Kouame would allegedly witness suicide attempts every day throughout his 10 months in detention. “People are in detention and they don’t go out. Every day you’d be seeing these kinds of things … When we went out to share food in the morning, as soon as we left, there was one guy who took the clothes he was wearing, divided them into pieces and tied them like a rope.” The CoE “stressed the need for particular attention to be paid to the mental health and psychological state of foreign nationals in custody.” Aditus Foundation Director Neil Falzon had said that every week they received accounts of suicide attempts, self-harm, bullying and harassment.

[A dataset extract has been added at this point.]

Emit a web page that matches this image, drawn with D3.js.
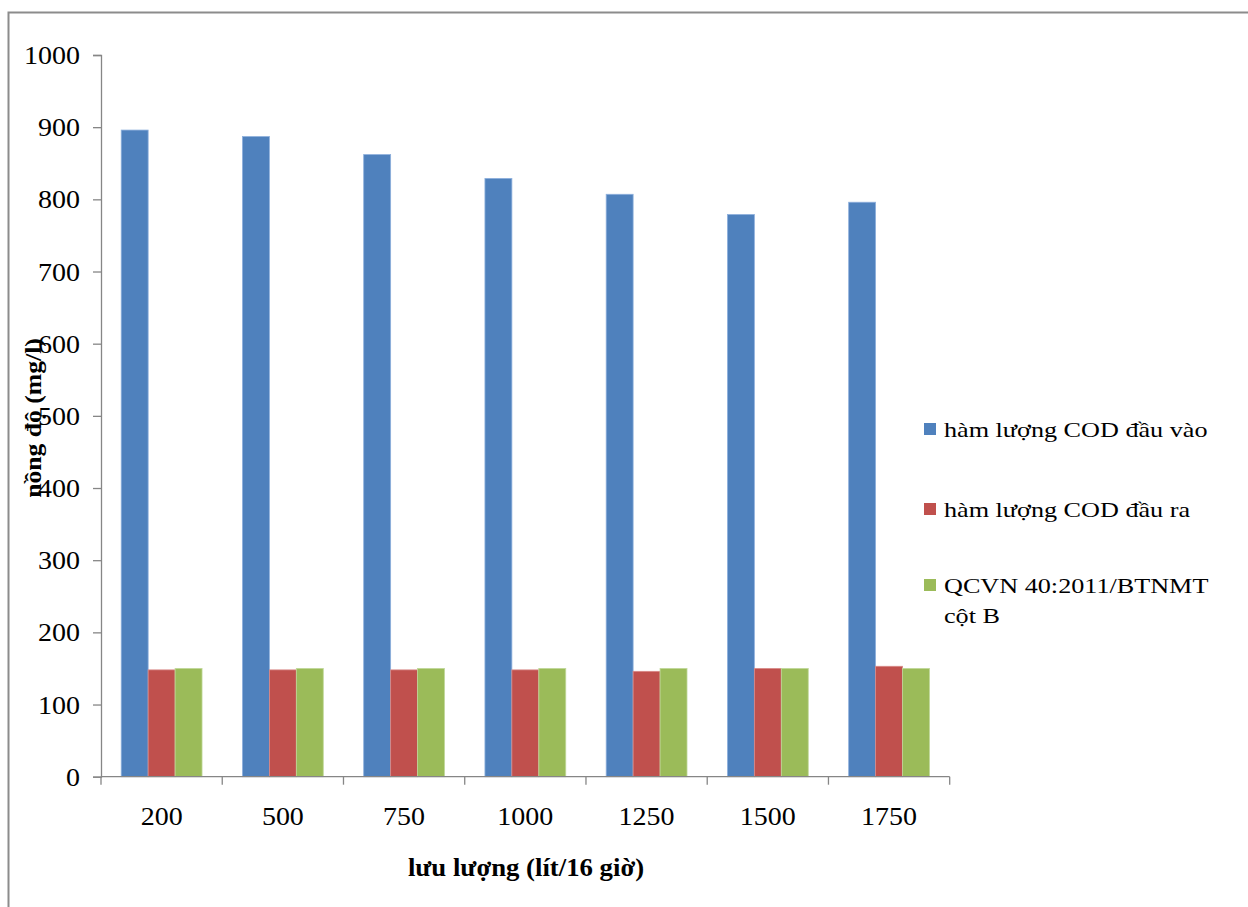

Photo of people lying in bed in detention, taken by a detainee and sent in for this project. The COE wrote that “the migrants deprived of their liberty at both Safi and Lyster [centers] were locked into overcrowded units, with nothing to do and minimal contact with staff and the outside world, for prolonged periods without knowing when their situation might improve: essentially out of sight and forgotten.”

“Sometimes you’d wake up in the morning see soldiers training and shooting guns like we were in Libya … The people in there were people who have seen war, and they can hear gunshots in the background in the morning … When I was there, I knew that everything has a beginning and an end … I was hoping that one day, all this nonsense would come to an end,” said Akin, a detainee.

A photo taken on a mobile phone showing clothes hanging out to dry and beds outside. The COE noted that in sections of Safi “nearly all migrants only possessed one set of clothes. When they washed these, they had to borrow clothes from other migrants where possible until their clothes dried.” People sleeping outside was one of the first things Akin noticed when he was first taken to a detention center. “I went to the [administration] office to ask them about what was going on with people sleeping outside, and they told me I shouldn’t speak to anybody and that I should try to keep quiet so they’ll make it comfortable for me,” Akin claimed.

Moussa and his friend would care for each other, with small actions such as bringing food for one another. One thing Moussa could not stand in detention was that if he ever had to leave for an appointment (with an NGO representative, for example), he would be handcuffed. “It changed me, because I didn’t do any crimes, and they handcuffed me with people looking at me in the street — it made me feel ashamed,” he said. The COE had specifically warned authorities not to treat detainees as “criminal offenders.” Moussa said he couldn’t sleep the night before he was let out of detention. “I remember when I was in my bed and my friend told me to wake up, because today is freedom.”

*Names have been changed to protect the identities of the interviewees.